The Three-Hour Trap

13.8 minutes. That is the exact amount of net time per segment AEW has to play with if they stick to their historical stacking patterns for next week’s three-hour special. According to a report from Ringside News, Tony Khan is already adding multiple matches to the Dynamite and Collision hybrid broadcast. It is a move that follows a predictable, if mathematically concerning, trend: more content does not necessarily mean more value.

When you break down a standard two-hour Dynamite, the show usually features 5.2 matches. Scaling that linearly to 180 minutes suggests a floor of eight matches. However, Khan rarely settles for the floor. If this special hits 10 or 11 matches, as some rumors suggest, the turnover rate becomes frantic. We are no longer watching a wrestling show; we are watching a conveyor belt of high-impact moves with zero time for the audience to process the stakes before the next set of entrances begins.

The Efficiency Trap

Let’s look at the actual minutes. A three-hour broadcast contains 180 minutes of airtime. In a standard cable television environment, you are dealing with roughly 138 minutes of actual content once you subtract the 42 minutes of mandatory advertising and local breaks. If Khan pushes for 10 matches, the math becomes relentless. You have 13.8 minutes per match block. That is not 13.8 minutes of wrestling. You must account for entrances, which consume about three minutes per match, and the inevitable post-match angle or video package, which takes another two.
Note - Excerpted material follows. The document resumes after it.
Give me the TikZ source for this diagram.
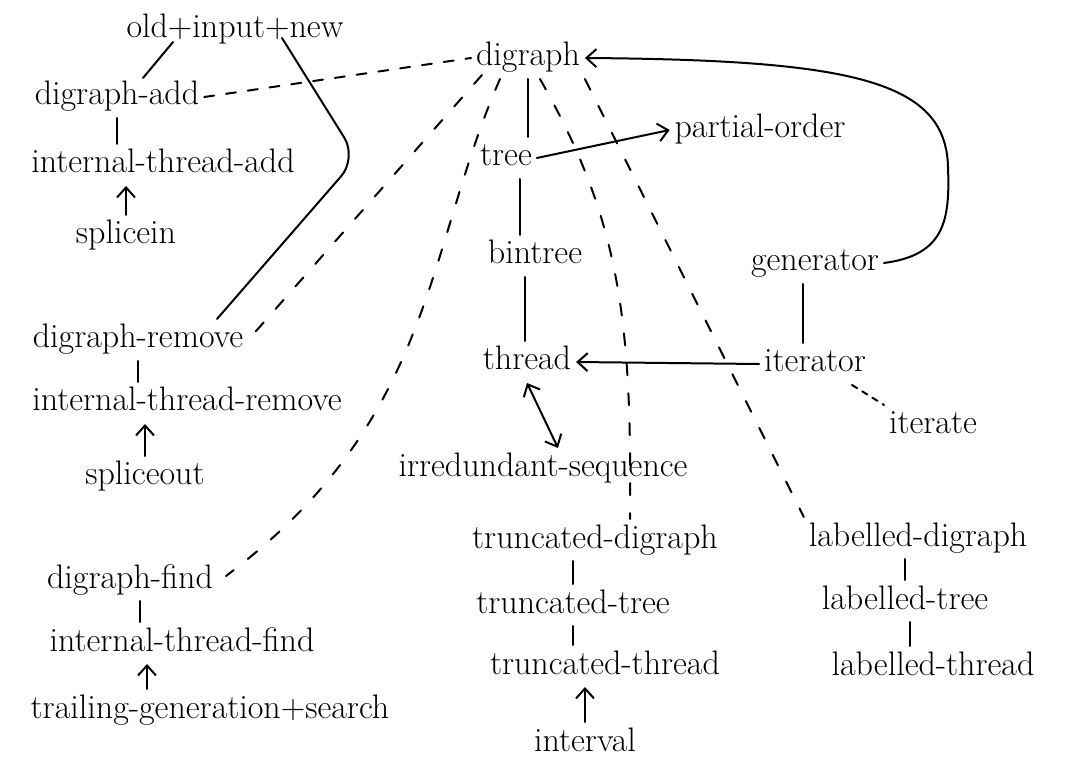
\documentclass[tikz,border=0pt]{standalone}
\usetikzlibrary{calc,arrows.meta}
\begin{document}
\begin{tikzpicture}[x=0.5pt, y=-0.5pt, line width=1pt, line cap=round,
    lib/.style={inner sep=2pt, text height=12pt, text depth=4pt, font=\fontsize{17}{20}\selectfont},
    dep/.style={dash pattern=on 6pt off 9pt},
    >={Straight Barb[length=5pt,width=9pt]}]

    \useasboundingbox (0,0) rectangle (1071,764);

    % Left column
    \node[lib] (old) at (235,30) {old+input+new};
    \node[lib] (add) at (117,97) {digraph-add};
    \node[lib] (intadd) at (163,165) {internal-thread-add};
    \node[lib] (splicein) at (126,236) {splicein};
    \node[lib] (rm) at (138,340) {digraph-remove};
    \node[lib] (intrm) at (187,403) {internal-thread-remove};
    \node[lib] (spliceout) at (145,477) {spliceout};
    \node[lib] (find) at (130,580) {digraph-find};
    \node[lib] (intfind) at (182,643) {internal-thread-find};
    \node[lib] (trail) at (210,710) {trailing-generation+search};

    % Middle column
    \node[lib] (digraph) at (528,58) {digraph};
    \node[lib] (tree) at (506,158) {tree};
    \node[lib] (bintree) at (535,256) {bintree};
    \node[lib] (thread) at (527,362) {thread};
    \node[lib] (irred) at (543,469) {irredundant-sequence};
    \node[lib] (tdig) at (595,540) {truncated-digraph};
    \node[lib] (ttree) at (573,605) {truncated-tree};
    \node[lib] (tthr) at (605,666) {truncated-thread};
    \node[lib] (interval) at (585,743) {interval};

    % Right column
    \node[lib] (porder) at (760,130) {partial-order};
    \node[lib] (gen) at (815,263) {generator};
    \node[lib] (iter) at (815,364) {iterator};
    \node[lib] (iterate) at (933,426) {iterate};
    \node[lib] (ldig) at (918,538) {labelled-digraph};
    \node[lib] (ltree) at (905,601) {labelled-tree};
    \node[lib] (lthr) at (933,667) {labelled-thread};

    % Left links
    \coordinate (bend) at (357,158);
    \draw ($(old)+(-62,12)$) -- ($(add)+(26,-19)$);
    \draw[rounded corners=12pt] ($(old)+(47,8)$) -- (bend) -- ($(rm.north)+(79,0)$);
    \draw (add.south) -- (add.south |- intadd.north);
    \draw[->] (splicein.north) -- (splicein.north |- intadd.south);
    \draw (rm.south) -- (rm.south |- intrm.north);
    \draw[->] (spliceout.north) -- (spliceout.north |- intrm.south);
    \draw ([xshift=5pt]find.south) -- ([xshift=5pt]find.south |- intfind.north);
    \draw[->] ([xshift=-31.5pt]trail.north) -- ([xshift=-31.5pt]trail.north |- intfind.south);

    % Links to digraph
    \draw[dash pattern=on 5pt off 6pt] (add.east) -- (digraph.west);
    \draw[dep] ($(digraph)+(-46,17)$) -- (rm.east);
    \draw[dep] ($(digraph.south)+(-28,0)$) .. controls (425,250) and (435,420) .. ($(find.east)+(8,-4)$);
    \draw (digraph.south) -- (digraph.south |- tree.north);
    \draw[dep] ($(digraph.south)+(12,0)$) .. controls (620,220) and (632,320) .. ($(tdig.north)+(35,0)$);
    \draw[dep] (digraph.south east) -- (ldig.north west);
    \draw[->] (gen.east) .. controls (945,255) and (950,220) .. (948,167)
        .. controls (946,80) and (850,60) .. (digraph.east);

    % Middle links
    \draw[->] (tree.east) -- (porder.west);
    \draw ([xshift=7pt]tree.south) -- ([xshift=7pt]tree.south |- bintree.north);
    \draw ([xshift=-5pt]bintree.south) -- ([xshift=-5pt]bintree.south |- thread.north);
    \draw[<->] (thread.south) -- ($(irred.north)+(15,0)$);
    \draw (ttree.north) -- (ttree.north |- tdig.south);
    \draw (ttree.south) -- (ttree.south |- tthr.north);
    \draw[->] (interval.north) -- (interval.north |- tthr.south);

    % Right links
    \draw ([xshift=-6pt]gen.south) -- ([xshift=-6pt]gen.south |- iter.north);
    \draw[->] (iter.west) -- (thread.east);
    \draw[dash pattern=on 3pt off 3pt] ($(iter.south)+(37,0)$) -- (iterate.north west);
    \draw (ltree.north) -- (ltree.north |- ldig.south);
    \draw ([xshift=2.5pt]ltree.south) -- ([xshift=2.5pt]ltree.south |- lthr.north);
\end{tikzpicture}
\end{document}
This leaves exactly 8.8 minutes of bell-to-bell action for what are ostensibly 'major' matches. When a promotion builds its identity on being the place for 'real' wrestling, cutting match times down to under nine minutes is a counterintuitive strategy. It forces talent to sprint, leading to a style where transitions are skipped and logic is sacrificed for the sake of hitting every high spot before the producer screams in the referee’s ear to go to the finish.
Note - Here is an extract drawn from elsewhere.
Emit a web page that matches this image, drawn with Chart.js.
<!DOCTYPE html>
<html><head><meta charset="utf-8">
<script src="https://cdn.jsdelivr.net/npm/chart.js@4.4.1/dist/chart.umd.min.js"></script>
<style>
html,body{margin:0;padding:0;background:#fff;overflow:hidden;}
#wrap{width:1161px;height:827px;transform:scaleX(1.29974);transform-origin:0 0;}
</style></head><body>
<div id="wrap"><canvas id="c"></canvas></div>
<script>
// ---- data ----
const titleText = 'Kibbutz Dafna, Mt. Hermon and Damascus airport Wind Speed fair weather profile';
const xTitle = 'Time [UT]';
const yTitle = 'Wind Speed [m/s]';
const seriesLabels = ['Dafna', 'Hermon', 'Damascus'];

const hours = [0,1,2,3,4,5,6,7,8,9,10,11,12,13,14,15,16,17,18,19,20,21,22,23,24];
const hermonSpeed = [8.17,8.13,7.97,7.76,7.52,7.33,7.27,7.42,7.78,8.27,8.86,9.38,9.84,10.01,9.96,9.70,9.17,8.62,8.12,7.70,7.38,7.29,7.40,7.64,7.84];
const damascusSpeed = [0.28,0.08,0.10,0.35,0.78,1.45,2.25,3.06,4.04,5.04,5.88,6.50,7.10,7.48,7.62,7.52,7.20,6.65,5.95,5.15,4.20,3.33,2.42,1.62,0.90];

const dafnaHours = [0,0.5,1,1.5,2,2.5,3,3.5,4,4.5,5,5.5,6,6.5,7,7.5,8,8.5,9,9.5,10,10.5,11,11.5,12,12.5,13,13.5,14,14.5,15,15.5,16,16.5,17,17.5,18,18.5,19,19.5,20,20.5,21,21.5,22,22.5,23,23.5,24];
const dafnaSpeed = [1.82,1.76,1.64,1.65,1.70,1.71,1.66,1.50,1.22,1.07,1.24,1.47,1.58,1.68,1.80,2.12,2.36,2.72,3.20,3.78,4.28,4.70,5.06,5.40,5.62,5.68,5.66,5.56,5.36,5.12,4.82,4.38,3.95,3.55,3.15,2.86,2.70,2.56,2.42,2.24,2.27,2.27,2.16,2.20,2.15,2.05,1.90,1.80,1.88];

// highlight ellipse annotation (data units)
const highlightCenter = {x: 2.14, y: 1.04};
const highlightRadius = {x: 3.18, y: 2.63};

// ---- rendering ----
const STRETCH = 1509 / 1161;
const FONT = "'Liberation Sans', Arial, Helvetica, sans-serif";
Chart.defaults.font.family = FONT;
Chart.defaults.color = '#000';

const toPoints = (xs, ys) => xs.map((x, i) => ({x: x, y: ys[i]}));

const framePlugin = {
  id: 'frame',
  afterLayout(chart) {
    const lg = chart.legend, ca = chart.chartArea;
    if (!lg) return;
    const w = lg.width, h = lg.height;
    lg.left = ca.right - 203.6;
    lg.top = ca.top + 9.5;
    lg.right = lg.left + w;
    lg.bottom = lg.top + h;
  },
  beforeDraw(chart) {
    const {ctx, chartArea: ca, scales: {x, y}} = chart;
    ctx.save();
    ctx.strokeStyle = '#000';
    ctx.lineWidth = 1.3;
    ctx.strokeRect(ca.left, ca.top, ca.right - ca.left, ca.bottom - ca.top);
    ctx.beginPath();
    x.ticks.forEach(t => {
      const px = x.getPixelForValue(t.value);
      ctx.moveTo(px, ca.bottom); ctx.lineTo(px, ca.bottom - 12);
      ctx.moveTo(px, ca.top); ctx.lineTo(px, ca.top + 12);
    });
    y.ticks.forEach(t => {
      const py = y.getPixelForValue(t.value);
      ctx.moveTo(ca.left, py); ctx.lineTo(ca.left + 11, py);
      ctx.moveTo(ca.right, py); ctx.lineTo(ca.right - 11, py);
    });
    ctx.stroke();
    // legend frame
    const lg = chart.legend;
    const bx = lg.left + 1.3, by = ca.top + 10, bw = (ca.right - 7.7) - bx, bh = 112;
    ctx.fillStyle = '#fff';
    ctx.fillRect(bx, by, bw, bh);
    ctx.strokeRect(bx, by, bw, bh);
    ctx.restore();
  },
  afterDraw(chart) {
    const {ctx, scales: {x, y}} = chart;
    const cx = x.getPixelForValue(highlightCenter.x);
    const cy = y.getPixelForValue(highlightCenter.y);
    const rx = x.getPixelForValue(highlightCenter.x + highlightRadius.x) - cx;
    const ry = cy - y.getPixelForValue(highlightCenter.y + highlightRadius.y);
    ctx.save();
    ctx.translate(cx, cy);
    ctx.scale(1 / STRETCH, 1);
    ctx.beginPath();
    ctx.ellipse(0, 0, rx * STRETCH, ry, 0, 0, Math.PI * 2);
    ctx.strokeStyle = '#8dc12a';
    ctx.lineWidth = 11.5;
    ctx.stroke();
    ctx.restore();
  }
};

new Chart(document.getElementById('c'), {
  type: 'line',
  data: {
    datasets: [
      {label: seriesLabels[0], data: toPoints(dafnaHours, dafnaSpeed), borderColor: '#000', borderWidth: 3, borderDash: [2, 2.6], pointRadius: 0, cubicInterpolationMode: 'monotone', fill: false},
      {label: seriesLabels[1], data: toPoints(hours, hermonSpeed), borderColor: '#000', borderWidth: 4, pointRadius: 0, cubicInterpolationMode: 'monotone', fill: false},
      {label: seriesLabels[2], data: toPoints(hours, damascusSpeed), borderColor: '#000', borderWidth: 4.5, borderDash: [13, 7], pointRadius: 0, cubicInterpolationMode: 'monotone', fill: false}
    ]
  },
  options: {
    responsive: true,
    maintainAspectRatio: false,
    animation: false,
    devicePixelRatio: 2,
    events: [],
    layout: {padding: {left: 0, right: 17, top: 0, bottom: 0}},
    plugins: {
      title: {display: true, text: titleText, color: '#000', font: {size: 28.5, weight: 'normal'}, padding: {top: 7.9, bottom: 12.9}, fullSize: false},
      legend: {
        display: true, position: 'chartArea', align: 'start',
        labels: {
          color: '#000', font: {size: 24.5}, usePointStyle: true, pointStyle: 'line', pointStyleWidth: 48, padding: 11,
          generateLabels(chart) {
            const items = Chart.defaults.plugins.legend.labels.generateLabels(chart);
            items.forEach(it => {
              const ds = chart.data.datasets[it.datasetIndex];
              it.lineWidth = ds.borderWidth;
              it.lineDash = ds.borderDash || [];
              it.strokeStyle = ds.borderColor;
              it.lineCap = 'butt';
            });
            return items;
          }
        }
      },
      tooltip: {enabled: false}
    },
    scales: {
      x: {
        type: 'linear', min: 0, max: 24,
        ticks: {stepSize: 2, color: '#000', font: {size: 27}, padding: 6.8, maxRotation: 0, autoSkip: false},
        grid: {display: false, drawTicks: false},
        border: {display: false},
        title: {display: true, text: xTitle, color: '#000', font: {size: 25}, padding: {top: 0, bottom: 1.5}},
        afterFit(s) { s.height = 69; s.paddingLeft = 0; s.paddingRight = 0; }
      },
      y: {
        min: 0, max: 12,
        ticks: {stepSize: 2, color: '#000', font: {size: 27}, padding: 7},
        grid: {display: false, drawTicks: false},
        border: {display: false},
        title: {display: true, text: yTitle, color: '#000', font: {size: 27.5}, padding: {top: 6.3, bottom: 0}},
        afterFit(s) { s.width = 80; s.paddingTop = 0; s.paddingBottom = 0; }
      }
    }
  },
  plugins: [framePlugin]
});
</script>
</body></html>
The Viewer Fatigue Threshold

The statistical data from previous AEW three-hour blocks—most notably the Grand Slam specials and previous Dynamite/Collision mashups—reveals a consistent and punishing trend. Viewership typically experiences a 14 percent decline during the final 60 minutes. The peak of the show almost always occurs at the 9:15 PM mark, right as the transition from the second to the third act begins. By the time the tenth match hits the ring at 10:45 PM, a significant portion of the audience has already checked out.

It is not just about the television audience. The live crowd energy is a measurable metric that AEW ignores at its own peril. Analysis of crowd decibels during long taping nights shows a steep drop-off after the 140-minute mark. A crowd that is roaring for a buckle bomb into a lariat in the opening match will barely offer a polite clap for the same move two hours later. By overstuffing the card, Khan is effectively devaluing the work of his talent. When everything is a 'dream match,' nothing is.
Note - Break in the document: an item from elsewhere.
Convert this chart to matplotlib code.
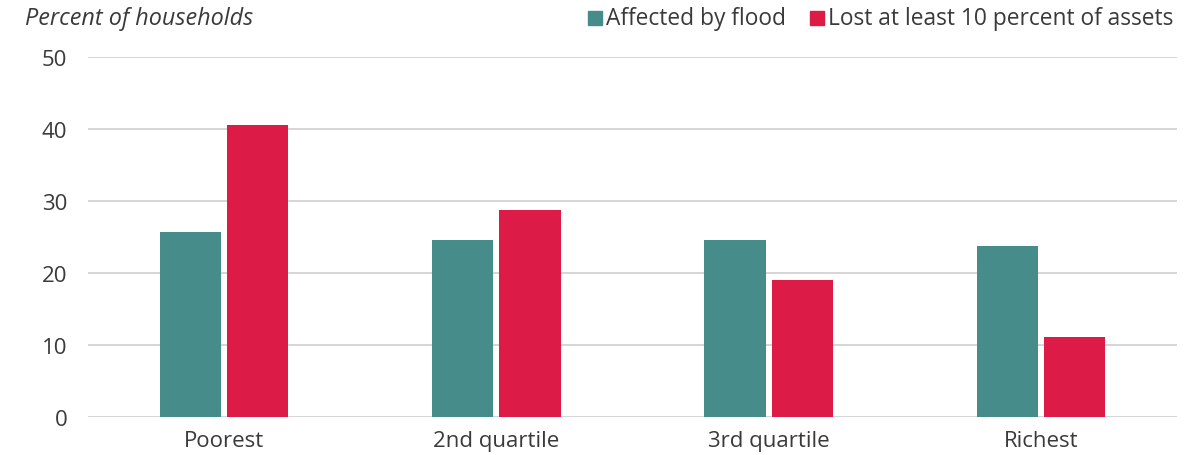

The Double or Nothing Problem

We are currently 21 days away from Double or Nothing on May 24. This three-hour special is intended to be the primary engine for that build, but the numbers suggest it might actually stall the momentum. In a 138-minute window, every extra match added is a minute stolen from the primary feuds that need oxygen. If you have eight matches to build for the pay-per-view, and you are running a 10-match special, two segments are actively distracting from the revenue-generating stories.

Historical match density in AEW shows that the wrestling-to-runtime ratio usually sits at 65 percent. In a three-hour block, that is 117 minutes of wrestling. If you distribute that across 10 matches, you are looking at an average of 11.7 minutes. Compare that to a focused, two-hour show where five matches get 15 minutes each. The latter allows for a story to be told; the former is just a highlight reel. The 'stacking' instinct is a defensive booking mechanism, designed to prevent viewers from changing the channel, but it ignores the fundamental need for pacing.

A Critical Failure in Pacing

The most glaring issue with these extended specials is the lack of variety in match length. Statistical analysis of the last four AEW 'specials' shows that 82 percent of the matches fell within the 9-to-13 minute range. There is almost no variation. You don't get the four-minute squash that establishes a monster, nor do you get the 25-minute epic that defines a career. Everything is medium-length, medium-intensity, and ultimately, medium-impact.

Tony Khan is addicted to the 'stacked' graphic. He treats a match card like a grocery list rather than a narrative arc. By adding 'multiple matches' to an already full three-hour show, he is ensuring that the show will feel long even if the wrestling is technically proficient. A match like a Tiger Driver '98 or a tope suicida loses its luster when the audience has already seen four iterations of it in the previous hour. More is not more; more is just noise.

The reality is that AEW is entering a dangerous phase of its broadcast history where it is mirroring the worst habits of three-hour RAW episodes from the mid-2010s. While the in-ring quality remains higher in AEW, the structural fatigue is identical. If the goal is to drive buys for Double or Nothing, the math says Khan should be cutting matches, not adding them. Instead, he is opting for a 180-minute sprint that will likely leave both the live crowd and the television audience exhausted by the time the main event finally begins.